O que faria do Rock in Rio um showmício?

Os showmícios são atualmente proibidos pela lei, e as apresentações do Rock in Rio podem ter problemas se forem enquadradas nessa categoria. Recentemente, o Partido Democrático Trabalhista, o PDT, entrou com uma representação no TSE contra a participação de Bolsonaro na Festa do Peão de Boiadeiro, que aconteceu em Barretos, no interior de São Paulo, acusando o presidente de fazer showmício.

Para os especialistas ouvidos pela reportagem, o que ocorreu com Bolsonaro em Barretos é um exemplo de "desvirtuamento" do evento. Na ocasião, o presidente esteve presente no rodeio, que conta com diversos shows de música sertaneja, acompanhado de uma comitiva que incluía o candidato ao governo paulista Tarcísio de Freitas, do Republicanos.

Houve a apresentação do jingle de campanha do atual presidente, xingamentos ao ex-presidente Lula e discurso no palco. Bolsonaro também foi apresentado pelo locutor Cuiabano Lima como um herói, e esteve ao lado de Jeronimo Luiz Muzetti, presidente de Os Independentes, associação que organiza a festa.

Para Anna Paula Mendes, um showmício é "uma reunião política animada por artista". "É a mesma coisa do comício, com a diferença de que o candidato usa um artista para atrair o público.

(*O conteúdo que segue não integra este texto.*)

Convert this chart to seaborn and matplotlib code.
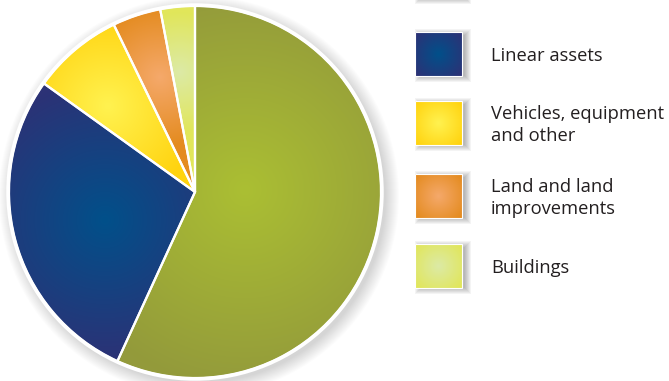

O público não está ali porque quer ver o político, ele está ali porque quer ver o artista. O Rock in Rio teria problema se você tivesse um candidato subindo no palco, fizesse discurso político para o candidato, porque aí se configuraria uma reunião eleitoral animada pelo artista."

"O Rock in Rio não pode ser tornar um showmício como aconteceu em Barretos", diz Hélio Silveira. "Tocou o jingle, ele subiu ao palco, o locutor fez pedido de votos a ele. Isso é abusivo. E houve o apoio dos organizadores para determinada candidatura. Isso poderia ser grave, se a organização do Rock in Rio incentivasse esse tipo de coisa. Minha recomendação aos artistas que estiverem no palco do festival é que tenham cautela. Se algo acontecer, vamos ter que verificar a dimensão dessas manifestações."